The cash injection is part of the Department of Health's Dignity in Care' campaign. Homes are expected to use the money to upgrade bedrooms, bathrooms and dining rooms, spruce up gardens or outside spaces, and provide access to the internet.

"I know how important it is for people living in care homes to have an environment they are happy in and that they are proud to call home," said care services minister Ivan Lewis. "By distributing this funding to almost 7,000 care homes throughout England we are able to improve the lives of tens of thousands of people and their families."

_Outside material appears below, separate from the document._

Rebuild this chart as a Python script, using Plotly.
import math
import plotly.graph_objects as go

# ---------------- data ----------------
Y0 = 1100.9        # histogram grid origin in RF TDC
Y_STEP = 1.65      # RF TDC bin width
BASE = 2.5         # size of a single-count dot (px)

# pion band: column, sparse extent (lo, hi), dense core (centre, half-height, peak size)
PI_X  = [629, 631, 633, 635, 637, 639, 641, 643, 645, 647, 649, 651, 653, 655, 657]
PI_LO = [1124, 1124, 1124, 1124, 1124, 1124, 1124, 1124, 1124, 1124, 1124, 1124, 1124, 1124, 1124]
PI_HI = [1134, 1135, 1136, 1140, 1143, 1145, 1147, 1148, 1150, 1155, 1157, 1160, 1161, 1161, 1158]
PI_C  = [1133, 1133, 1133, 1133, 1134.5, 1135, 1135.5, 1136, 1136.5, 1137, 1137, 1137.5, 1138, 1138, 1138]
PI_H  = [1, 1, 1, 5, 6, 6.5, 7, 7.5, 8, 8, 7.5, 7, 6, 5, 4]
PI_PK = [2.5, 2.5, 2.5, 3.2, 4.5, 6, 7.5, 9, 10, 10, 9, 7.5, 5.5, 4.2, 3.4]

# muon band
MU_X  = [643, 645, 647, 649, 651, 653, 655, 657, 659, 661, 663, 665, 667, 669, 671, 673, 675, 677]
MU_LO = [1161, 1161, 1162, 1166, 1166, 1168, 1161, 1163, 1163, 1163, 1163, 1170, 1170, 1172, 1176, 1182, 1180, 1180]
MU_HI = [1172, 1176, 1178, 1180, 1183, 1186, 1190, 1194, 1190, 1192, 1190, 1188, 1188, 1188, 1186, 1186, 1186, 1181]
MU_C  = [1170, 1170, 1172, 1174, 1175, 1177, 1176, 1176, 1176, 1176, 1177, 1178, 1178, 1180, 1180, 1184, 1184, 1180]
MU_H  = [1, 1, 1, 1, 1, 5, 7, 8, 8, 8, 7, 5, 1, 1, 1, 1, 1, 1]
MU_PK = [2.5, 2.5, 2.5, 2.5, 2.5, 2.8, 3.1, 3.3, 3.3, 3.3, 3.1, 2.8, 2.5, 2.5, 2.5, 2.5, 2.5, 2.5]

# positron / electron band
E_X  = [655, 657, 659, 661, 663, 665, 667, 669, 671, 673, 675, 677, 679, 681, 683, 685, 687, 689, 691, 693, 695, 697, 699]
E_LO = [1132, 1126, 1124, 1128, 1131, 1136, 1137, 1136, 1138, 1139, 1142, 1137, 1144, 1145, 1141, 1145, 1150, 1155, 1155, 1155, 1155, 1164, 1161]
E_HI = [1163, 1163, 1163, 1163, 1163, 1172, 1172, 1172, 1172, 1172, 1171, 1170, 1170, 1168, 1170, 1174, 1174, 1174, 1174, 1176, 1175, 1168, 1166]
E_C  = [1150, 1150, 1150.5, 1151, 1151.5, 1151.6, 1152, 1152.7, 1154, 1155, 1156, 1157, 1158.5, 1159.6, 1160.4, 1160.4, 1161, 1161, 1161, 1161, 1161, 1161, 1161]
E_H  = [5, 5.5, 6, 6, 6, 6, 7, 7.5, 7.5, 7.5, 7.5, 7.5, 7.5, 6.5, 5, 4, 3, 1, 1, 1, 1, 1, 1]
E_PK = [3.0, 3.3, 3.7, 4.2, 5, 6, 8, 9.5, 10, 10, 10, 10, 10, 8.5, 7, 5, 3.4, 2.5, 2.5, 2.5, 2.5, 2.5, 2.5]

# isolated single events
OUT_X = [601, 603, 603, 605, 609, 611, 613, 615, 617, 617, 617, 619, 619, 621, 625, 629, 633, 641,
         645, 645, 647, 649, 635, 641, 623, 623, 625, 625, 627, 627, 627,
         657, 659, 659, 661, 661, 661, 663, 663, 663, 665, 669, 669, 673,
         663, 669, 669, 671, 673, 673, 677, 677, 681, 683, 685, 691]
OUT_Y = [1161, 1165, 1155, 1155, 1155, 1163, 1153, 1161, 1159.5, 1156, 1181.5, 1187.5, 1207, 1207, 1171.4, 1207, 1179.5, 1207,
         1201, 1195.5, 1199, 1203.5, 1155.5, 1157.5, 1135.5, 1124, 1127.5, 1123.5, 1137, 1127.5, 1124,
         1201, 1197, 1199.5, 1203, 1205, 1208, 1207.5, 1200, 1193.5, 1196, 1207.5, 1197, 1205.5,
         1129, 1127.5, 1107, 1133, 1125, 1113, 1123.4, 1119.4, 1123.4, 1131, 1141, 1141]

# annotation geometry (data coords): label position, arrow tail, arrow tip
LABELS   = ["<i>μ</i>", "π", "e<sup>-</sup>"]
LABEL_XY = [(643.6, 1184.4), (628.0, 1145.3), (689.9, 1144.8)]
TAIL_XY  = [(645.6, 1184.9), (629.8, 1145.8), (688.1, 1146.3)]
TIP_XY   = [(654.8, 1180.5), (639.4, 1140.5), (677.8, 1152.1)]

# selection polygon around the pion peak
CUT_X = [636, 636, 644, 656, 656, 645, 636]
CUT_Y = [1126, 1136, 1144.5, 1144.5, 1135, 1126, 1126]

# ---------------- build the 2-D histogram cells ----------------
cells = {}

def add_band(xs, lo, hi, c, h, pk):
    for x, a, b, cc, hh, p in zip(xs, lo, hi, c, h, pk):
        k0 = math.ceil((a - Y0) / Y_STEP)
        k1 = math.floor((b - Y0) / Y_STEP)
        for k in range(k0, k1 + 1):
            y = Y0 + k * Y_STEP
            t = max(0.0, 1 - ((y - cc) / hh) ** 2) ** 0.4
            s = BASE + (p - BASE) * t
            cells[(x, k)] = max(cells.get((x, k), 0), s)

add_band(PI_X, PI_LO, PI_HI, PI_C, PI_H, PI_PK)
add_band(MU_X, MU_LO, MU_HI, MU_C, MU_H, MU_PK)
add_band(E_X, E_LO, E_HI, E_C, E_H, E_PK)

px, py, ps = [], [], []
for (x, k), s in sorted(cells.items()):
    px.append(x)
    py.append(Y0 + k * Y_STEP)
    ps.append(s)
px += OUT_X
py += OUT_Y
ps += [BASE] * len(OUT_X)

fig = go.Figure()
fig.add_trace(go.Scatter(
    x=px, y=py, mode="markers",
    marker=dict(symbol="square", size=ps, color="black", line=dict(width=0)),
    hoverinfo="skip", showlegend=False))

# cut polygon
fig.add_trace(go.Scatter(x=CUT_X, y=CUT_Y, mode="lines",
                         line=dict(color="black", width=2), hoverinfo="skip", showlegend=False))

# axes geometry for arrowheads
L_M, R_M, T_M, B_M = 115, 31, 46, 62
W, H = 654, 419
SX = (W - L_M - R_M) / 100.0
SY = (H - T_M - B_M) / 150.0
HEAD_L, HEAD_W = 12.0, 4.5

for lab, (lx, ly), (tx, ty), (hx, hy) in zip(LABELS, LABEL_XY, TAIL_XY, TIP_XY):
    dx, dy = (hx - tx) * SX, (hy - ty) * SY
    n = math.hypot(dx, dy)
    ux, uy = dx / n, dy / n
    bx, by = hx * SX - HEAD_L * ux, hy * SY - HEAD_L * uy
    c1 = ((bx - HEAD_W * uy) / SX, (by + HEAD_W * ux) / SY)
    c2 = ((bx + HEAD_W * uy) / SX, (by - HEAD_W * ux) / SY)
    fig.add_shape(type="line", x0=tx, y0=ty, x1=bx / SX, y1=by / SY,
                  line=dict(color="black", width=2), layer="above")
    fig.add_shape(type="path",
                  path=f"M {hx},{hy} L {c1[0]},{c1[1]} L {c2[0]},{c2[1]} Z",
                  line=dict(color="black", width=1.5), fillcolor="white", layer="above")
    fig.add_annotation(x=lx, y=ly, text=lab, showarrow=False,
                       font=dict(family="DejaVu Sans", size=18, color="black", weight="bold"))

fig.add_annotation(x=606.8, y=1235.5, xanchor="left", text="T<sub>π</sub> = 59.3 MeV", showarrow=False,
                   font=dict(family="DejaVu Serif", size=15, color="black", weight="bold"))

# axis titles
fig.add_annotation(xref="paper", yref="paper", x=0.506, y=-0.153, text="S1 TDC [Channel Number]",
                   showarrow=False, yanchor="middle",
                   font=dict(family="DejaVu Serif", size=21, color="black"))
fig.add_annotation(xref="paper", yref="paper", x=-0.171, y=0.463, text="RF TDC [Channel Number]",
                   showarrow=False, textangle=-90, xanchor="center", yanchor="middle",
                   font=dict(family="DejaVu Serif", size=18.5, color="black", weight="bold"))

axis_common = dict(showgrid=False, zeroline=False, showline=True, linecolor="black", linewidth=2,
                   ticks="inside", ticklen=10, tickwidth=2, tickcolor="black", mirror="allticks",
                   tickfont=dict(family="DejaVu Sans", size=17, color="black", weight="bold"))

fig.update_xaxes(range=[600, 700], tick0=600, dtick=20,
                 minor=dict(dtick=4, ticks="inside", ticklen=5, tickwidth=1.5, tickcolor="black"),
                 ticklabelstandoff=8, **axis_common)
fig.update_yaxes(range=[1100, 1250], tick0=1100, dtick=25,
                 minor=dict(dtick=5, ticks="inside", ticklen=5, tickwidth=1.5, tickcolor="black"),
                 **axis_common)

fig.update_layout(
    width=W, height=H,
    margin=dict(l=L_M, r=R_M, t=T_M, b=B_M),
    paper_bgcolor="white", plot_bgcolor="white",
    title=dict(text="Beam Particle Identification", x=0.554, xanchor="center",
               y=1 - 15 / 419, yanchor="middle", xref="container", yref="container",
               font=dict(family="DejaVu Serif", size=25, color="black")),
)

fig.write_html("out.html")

Charity Help the Aged welcomes the move, but urges action to improve staff status. "Improving the physical environment is only one piece of the jigsaw," says Annie Stevenson, the charity's senior policy adviser. "It is just as crucial to recognise that investment in the care home sector workforce is also vital to lift its status and to improve morale and potential to meet future needs."

Help the Aged is also concerned that too many elderly people and their families are struggling to pay the high cost of living in a care home - fees have risen by 33 per cent in the past five years alone - and don't know what help they are entitled to. The charity is urging health and social care professionals to help get vital information to older people.

If you need a care home place and your savings are below the means tested limit of £21,000, you should be entitled to some financial support from your local authority (the figures differ slightly in Scotland and Wales). People with capital below £12,750 are entitled to the maximum level of support. And for those with complex medical needs, completely free care may be available from the National Health Service.

If you are relatively healthy, and your savings come to more than the government's upper limit, you will have to pay full fees for your care.

For some people, care fee payment plans can be a helpful way to meet these costs. They can provide a regular income to cover your care costs for the rest of your life, and are usually flexible enough to meet future changes such as fee increases or a shift in your care needs.

And the cost of care plans has fallen in recent years, according to research from NHFA, an adviser specialising in long-term care funding. A plan giving you £1,000 income per month, for instance, has fallen in the last two years by almost 5 per cent from £48,782 to £46,471.

"This is really a positive for older people needing care, and their families," says Philip Spiers, managing director of NHFA. "There has always been the emotional pull of, on the one hand, wanting to buy the best care possible but, on the other, not wishing to see an inheritance disappear. Combining advice on your full entitlement to State support with purchasing a care plan to meet the costs can be a solution that satisfies both."

Care fee plans are not suitable for everyone, so do seek the help of a specialist financial adviser who should look at your entitlement to state support as well as considering suitable financial plans to meet your care costs.

Make sure your adviser has the CF8 qualification - now a legal requirement for anyone giving advice on funding long-term care.